Five years ago, Don (Dennis Hopper), a trucker from Vancouver, was drunk in his cab taking his daughter Cebe (Linda Manz) to school when he lost control of his vehicle and ploughed straight into a school bus, killing the children aboard. He has served his sentence for manslaughter, and Cebe hopes he will be out of prison soon, because if there's one thing she would like, even if she cannot admit it to herself, it's a stable home life. Her mother Kathy (Sharon Farrell) is currently having an affair with two men, and Cebe is lacking all direction...
Dennis Hopper's first film as director after The Last Movie debacle was this obscure Canadian effort, arriving over ten years after he had completed that famous folly and only being helmed by him because he took over from another director part of the way into production. Although by 1980 when it was made the Sex Pistols who Cebe idolises had split up, there was a strong degree of their punk spirit to the proceedings, lapsing into a post-punk nihilism as she begins to perceive the way out of her miserable life is rather drastic. No wonder she is forced into these conclusions after the degradation she has suffered.
Yet for most of this Cebe displays an energy which suggests she could find a way out of her desperate situation if she just managed to hang on for long enough. Raymond Burr had a small role as a counsellor who makes it plain he thinks the best thing for her would be to take her into care, and seeing the people around her every day, you can well believe getting away from them would be the best course of action. Manz never became a star in spite of appearing in a handful of cult movies which raised her profile, and apparently this was not something she lamented too much, preferring to bring up her kids rather than pursue a career acting, but you could well understand why fans of her movies felt a little saddened by that.

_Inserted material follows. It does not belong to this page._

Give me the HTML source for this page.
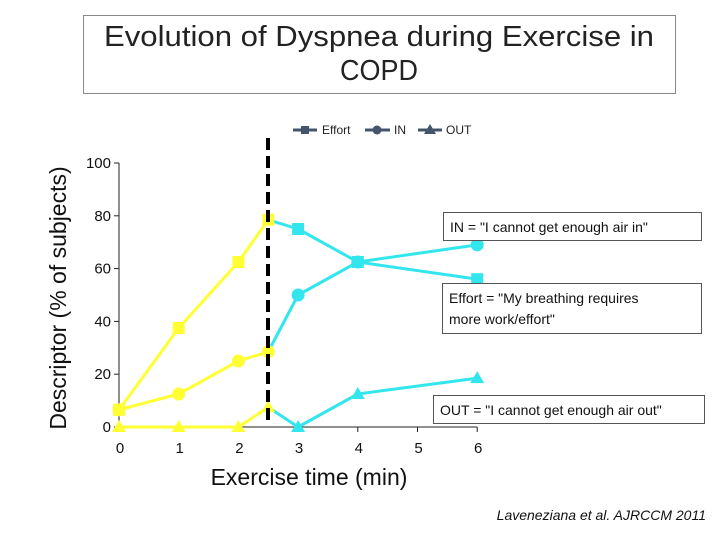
<!DOCTYPE html>
<html><head><meta charset="utf-8"><style>
html,body{margin:0;padding:0;background:#fff;}
svg{display:block;font-family:"Liberation Sans",Arial,sans-serif;}
</style></head><body>
<svg id="chart" width="720" height="540" viewBox="0 0 720 540">
<rect x="83.5" y="15.5" width="592" height="78" fill="#fff" stroke="#888"/>
<text x="379" y="46" font-size="29" text-anchor="middle" fill="#222" textLength="550" lengthAdjust="spacingAndGlyphs">Evolution of Dyspnea during Exercise in</text>
<text x="379" y="80" font-size="29" text-anchor="middle" fill="#222" textLength="78" lengthAdjust="spacingAndGlyphs">COPD</text>
<g id="legend">
<g><line x1="293" y1="130" x2="317" y2="130" stroke="#44546a" stroke-width="3"/><rect x="301" y="126" width="8" height="8" fill="#44546a"/><text x="322" y="134" font-size="12" fill="#222">Effort</text></g>
<g><line x1="365" y1="130" x2="390" y2="130" stroke="#44546a" stroke-width="3"/><circle cx="377" cy="130" r="4.5" fill="#44546a"/><text x="394" y="134" font-size="12" fill="#222">IN</text></g>
<g><line x1="418" y1="130" x2="442" y2="130" stroke="#44546a" stroke-width="3"/><path d="M430 124 L436 134 L424 134 Z" fill="#44546a"/><text x="446" y="134" font-size="12" fill="#222">OUT</text></g>
</g>
<g id="axes"></g>
<g id="marks"></g>
<line x1="268" y1="138" x2="268" y2="420" stroke="#000" stroke-width="4" stroke-dasharray="12,6"/>
<text transform="translate(66,298) rotate(-90)" font-size="23" text-anchor="middle" fill="#111">Descriptor (% of subjects)</text>
<text x="309" y="485" font-size="23" text-anchor="middle" fill="#111">Exercise time (min)</text>
<g><rect x="443.5" y="212.5" width="258" height="28" fill="#fff" stroke="#555"/><text x="450" y="232" font-size="14" fill="#111">IN  = "I cannot get enough air in"</text></g>
<g><rect x="442.5" y="283.5" width="259" height="50" fill="#fff" stroke="#555"/><text x="449" y="303" font-size="14" fill="#111">Effort = "My breathing requires</text><text x="449" y="324" font-size="14" fill="#111">more work/effort"</text></g>
<g><rect x="433.5" y="395.5" width="271" height="28" fill="#fff" stroke="#555"/><text x="440" y="415" font-size="14" fill="#111">OUT  = "I cannot get enough air out"</text></g>
<text x="706" y="520" font-size="14" font-style="italic" text-anchor="end" fill="#111">Laveneziana et al. AJRCCM 2011</text>
</svg>
<script>
const times=[0,1,2,2.5,3,4,6];
const effortVals=[6.5,37.5,62.5,78.5,75,62.5,56];
const inVals=[6.5,12.5,25,28.5,50,62.5,69];
const outVals=[0,0,0,7.5,0,12.5,18.5];
const xTicks=[0,1,2,3,4,5,6];
const yTicks=[0,20,40,60,80,100];
const splitTime=2.5;
const NS="http://www.w3.org/2000/svg";
function xs(v){return 119+v*59.7;}
function ys(v){return 427-v*2.64;}
function mk(tag,attrs,parent){const e=document.createElementNS(NS,tag);for(const k in attrs)e.setAttribute(k,attrs[k]);parent.appendChild(e);return e;}
const axes=document.getElementById('axes');
let a=mk('line',{x1:xs(0),y1:ys(0),x2:xs(6),y2:ys(0),stroke:'#222','stroke-width':1},axes);


a=mk('line',{x1:xs(0),y1:ys(0),x2:xs(0),y2:ys(100),stroke:'#222','stroke-width':1},axes);


xTicks.forEach(t=>{
 mk('line',{x1:xs(t),y1:ys(0),x2:xs(t),y2:ys(0)+5,stroke:'#222'},axes);
 const tx=mk('text',{x:xs(t)+1,y:453,'font-size':15,'text-anchor':'middle',fill:'#111'},axes);tx.textContent=t;
 
 
});
yTicks.forEach(t=>{
 mk('line',{x1:xs(0)-5,y1:ys(t),x2:xs(0),y2:ys(t),stroke:'#222'},axes);
 const tx=mk('text',{x:xs(0)-8,y:ys(t)+5,'font-size':15,'text-anchor':'end',fill:'#111'},axes);tx.textContent=t;
 
 
});
const marks=document.getElementById('marks');
function series(vals,shape,name){
 const g=mk('g',{},marks);
 
 
 for(let i=0;i<times.length-1;i++){
  const col=times[i]<splitTime?'#ffff33':'#33e6ee';
  mk('line',{x1:xs(times[i]),y1:ys(vals[i]),x2:xs(times[i+1]),y2:ys(vals[i+1]),stroke:col,'stroke-width':3},g);
 }
 times.forEach((t,i)=>{
  const col=t<=splitTime?'#ffff33':'#33e6ee';
  const x=xs(t),y=ys(vals[i]);let m;
  if(shape==='sq')m=mk('rect',{x:x-6,y:y-6,width:12,height:12,fill:col},g);
  else if(shape==='ci')m=mk('circle',{cx:x,cy:y,r:6.5,fill:col},g);
  else m=mk('path',{d:`M${x} ${y-7}L${x+7} ${y+5}L${x-7} ${y+5}Z`,fill:col},g);
  
  
 });
}
series(outVals,'tr','out');
series(inVals,'ci','in');
series(effortVals,'sq','effort');
</script>
</body></html>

Manz is nothing short of excellent in Out of the Blue, under Hopper's guidance developing the semi-improvised scenes which are authentic enough to be very hard to watch in places. The opening crash, returned to in flashback, is genuinely alarming, and it's easy to accept that Don would never be able to return to a normal life after that with the community well aware of what he had done and unwilling to forgive. Not that his friends and family are much better, with best mate Charlie (Don Gordon) skin crawlingly creepy around Cebe, encouraging Don (who we discover was even less of the father he should have been) to violence, and Kathy a heroin addict who is the exact opposite of a reliable influence on her daughter's continuing peace of mind.

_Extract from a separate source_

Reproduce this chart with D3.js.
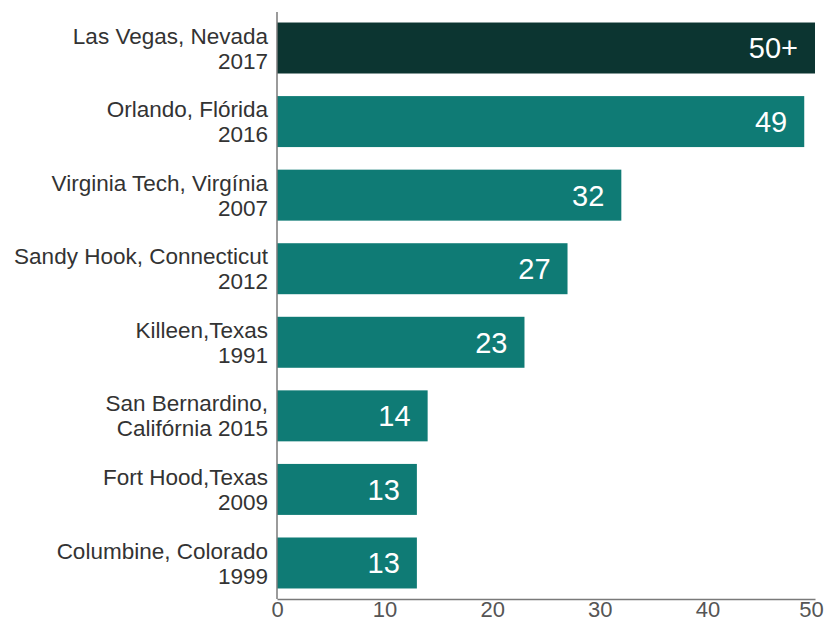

Cebe alternates between boredom, depression and fear, yet still has enough of her youthful vitality to represent a hope that she could get her act together. The boredom leads her to reckless acts, and she has trouble staying in school, with her Elvis Presley obsession taking up the father figure role in her life, notably because he is dead and therefore has "left" her much like her actual father did. Many scenes in this are slice of life, almost documentary style, as Hopper was content in places simply to allow Manz to wander the streets for want of anything better to do, and the atmosphere of urban decay is vivid enough to render all we see all the more convincing. Only at the end, where all that potential is wiped out, does it appear as if Hopper has gone too far, but arriving after a truly unsettling sequence where Cebe's parents try to get Charlie to rape her to stop her becoming a lesbian perhaps there was only one way this could have ended. Not exactly a barrel of laughs, but very well done if you can take it. Music by Tom Lavin, with Neil Young on the soundtrack (a pity about the Elvis impersonator).
One of the biggest cult stars of all time, he began his career as an actor in the fifties, a proponent of "The Method" which was popular at the time, and a good friend of James Dean, who he appeared with in Giant and Rebel without a Cause. He gradually moved to larger roles - including Gunfight at the OK Corral, Night Tide, Queen of Blood, The Trip and Hang 'Em High - until the late sixties and his directorial debut Easy Rider. The film was a sensation, shaking up Hollywood and becoming an instant classic, but Hopper's increasing dependence on drugs meant he had trouble following up that success as his next work, The Last Movie, was a notorious flop.